Once I finally had a bird ready for stuffing, I tried using woodwool which I'd thought would give a firmer finish but the body was too small and it came out a bit lumpy and mishapen. Or maybe that was down to me.


The tail design needs flattening out; it's too small to cut darts (?) into, but puckers on the too-sharp inside bend.

I made these legs when I made the 'hen' and it seemed a shame to waste them. This was my biggest mistake - of course, because they are separate, they wobble and slide away from each other. Why I didn't realise this when I always put one single strong strand of wire through my needle felted geese's legs and feet is anyone's guess.



However I was determined to finish the darned thing and hopefully learn from my mistakes. The belly gusset is too wide again and I still don't like the beak. It's a poor effort, lurching drunkenly and precariously on unequal legs; one wobble and it falls down. But, dammit, I made one! Let's hope the next one will be an improvement.



So today is a mad whizz of tidying the cottage, baking a big fruitcake,
counting up this year's cheese pennies and cashing in my dividend vouchers at the village Co-op, if there is anything left. Thankfully I've got a local farm chicken reserved at our great little deli, or it would be cheese and crackers for Christmas dinner.
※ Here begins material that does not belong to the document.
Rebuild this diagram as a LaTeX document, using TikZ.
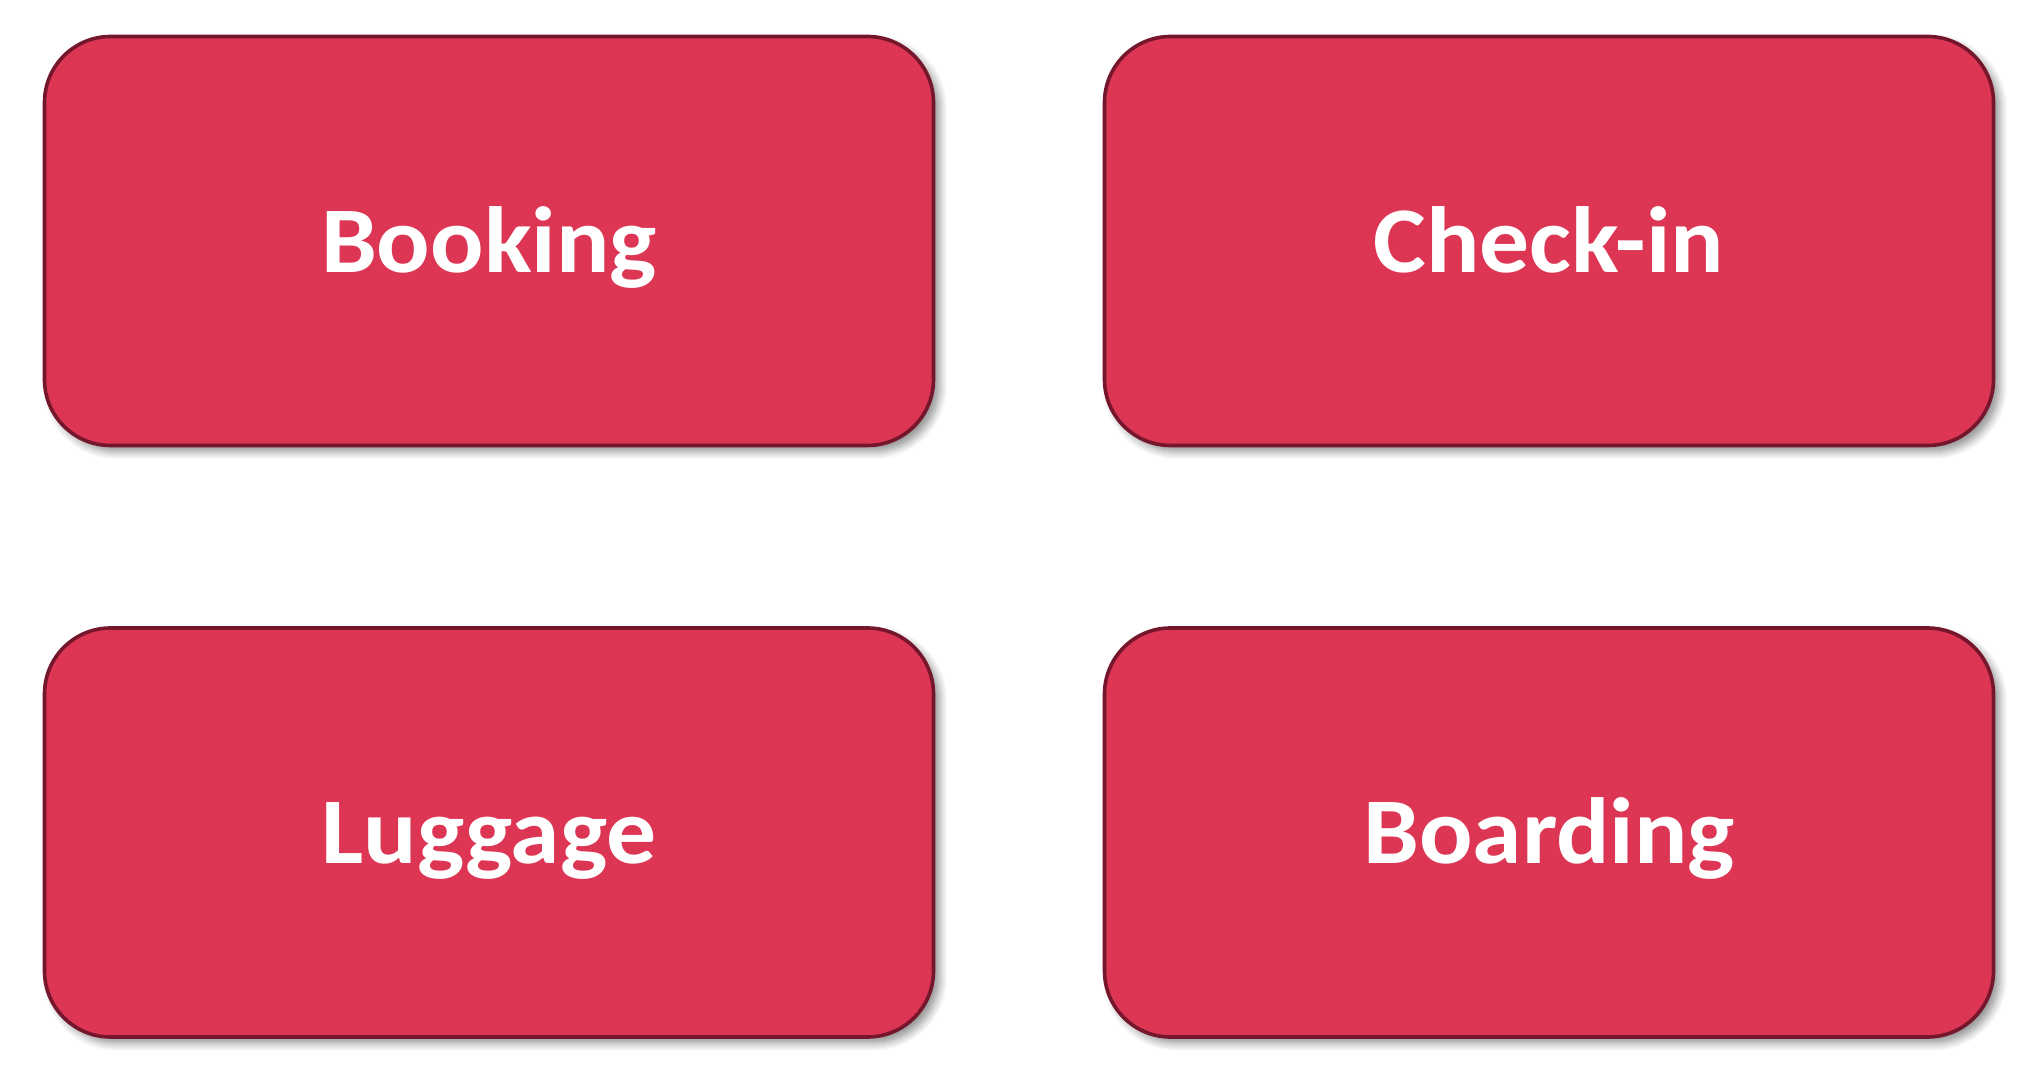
\documentclass[tikz,border=0pt]{standalone}
\usepackage{fontspec}
\setmainfont{Carlito}[FakeStretch=1.06]
\usetikzlibrary{shadows.blur}
\definecolor{boxfill}{RGB}{220,54,84}
\definecolor{boxline}{RGB}{118,22,44}
\tikzset{
  stage/.style={
    rectangle, rounded corners=33pt, draw=boxline, line width=1.8pt,
    fill=boxfill, minimum width=444.5pt, minimum height=204.5pt,
    inner sep=0pt, text=white, font=\fontsize{47}{56}\selectfont\bfseries,
    text height=31.5pt, text depth=0pt,
    blur shadow={shadow xshift=3pt, shadow yshift=-3pt, shadow blur radius=4pt, shadow blur steps=8, shadow opacity=45}
  }
}
\begin{document}
\begin{tikzpicture}[x=1pt,y=1pt]
\useasboundingbox (0,0) rectangle (1018,546);
\node[stage] (booking)  at (244.5,425.5) {Booking};
\node[stage] (checkin)  at (774.5,425.5) {Check-in};
\node[stage] (luggage)  at (244.5,129.75) {Luggage};
\node[stage] (boarding) at (774.5,129.75) {Boarding};
\end{tikzpicture}
\end{document}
We aren't having decorations this year, the only bauble I want is Andy safely snoozing on the sofa with Pumpkin sprawled on his lap. And besides, our poor little pot tree has been encased in an ice palace -




Without my online friends and contacts, real - and virtual - the last few days would have been even more lonely; you have no idea how your kind words and support have helped. Thank you.

16.3.10

Polytunnel & potatoes

A day off to catch up with things which need doing before the year runs away. The first really warm day of Spring and time to sort the garden out. It's a blank canvas to start with. Then we begin planting our chitted potatoes. First we sow two rows of 'Ratte' (right hand side) and two of 'Kestrel' with some blood and bone meal to give them a kick start. It is supposed to rain tomorrow, so we don't need to water them.

My broad beans are doing well, but they can go in next week when the soil has had a good soak.

Next *we* get to grips with putting up our new polytunnel - big, big thanks to Andy's mum and dad for such a generous Christmas present. Really it's just like putting up a big tent. Not my department, but remarkably easy. Apparently.



As *we* busied ourselves, helicopters began humming overhead heralding the end of the first day of racing at the Cheltenham Festival and it felt as if this very long winter was finally over.

We didn't realise it would be quite so big! It is 6.5 ft high, 6 ft wide and 14ft long. Our polytunnel
came from here, but recently I have seen the same models for less, in sales. So I advise shopping around if you decide to invest in one.


Actually, it feels huge inside. It is three times as big as (what is laughingly described as) the cottage's kitchen. It's bigger than our bedroom. And it eats up a lot of the garden, especially once I had finished planting my potatoes, (Duke of York and King Edward) using most of the right hand bed.

Andy is circumspect about the amount of space it uses. I don't care. Inside there is lots of shelter for my darlings...
...things are coming up at last.

Hopefully this year we might actually get some tomatos, which will be snug under cover and safe from the tomato blight spores which thrive in the damp winds of our wet British summers and have literally blighted us for the last few years. And there will be aubergines, courgettes, sweet peppers, chillis, perhaps even beans trained up the poles and arches. What joy it is to be a gardener - we have big dreams, hope for the best and expect the worst. In the end, it is usually something in the middle.

For anyone wondering if I still make things, if I still needle felt, if I still paint - indeed I do; I do very little else at the moment, and am working very silly hours indeed. Things are getting somewhat stressful. I'm still bound by client confidentiality, so I will leave you to wonder what it is that is turning me into a nervous wreck.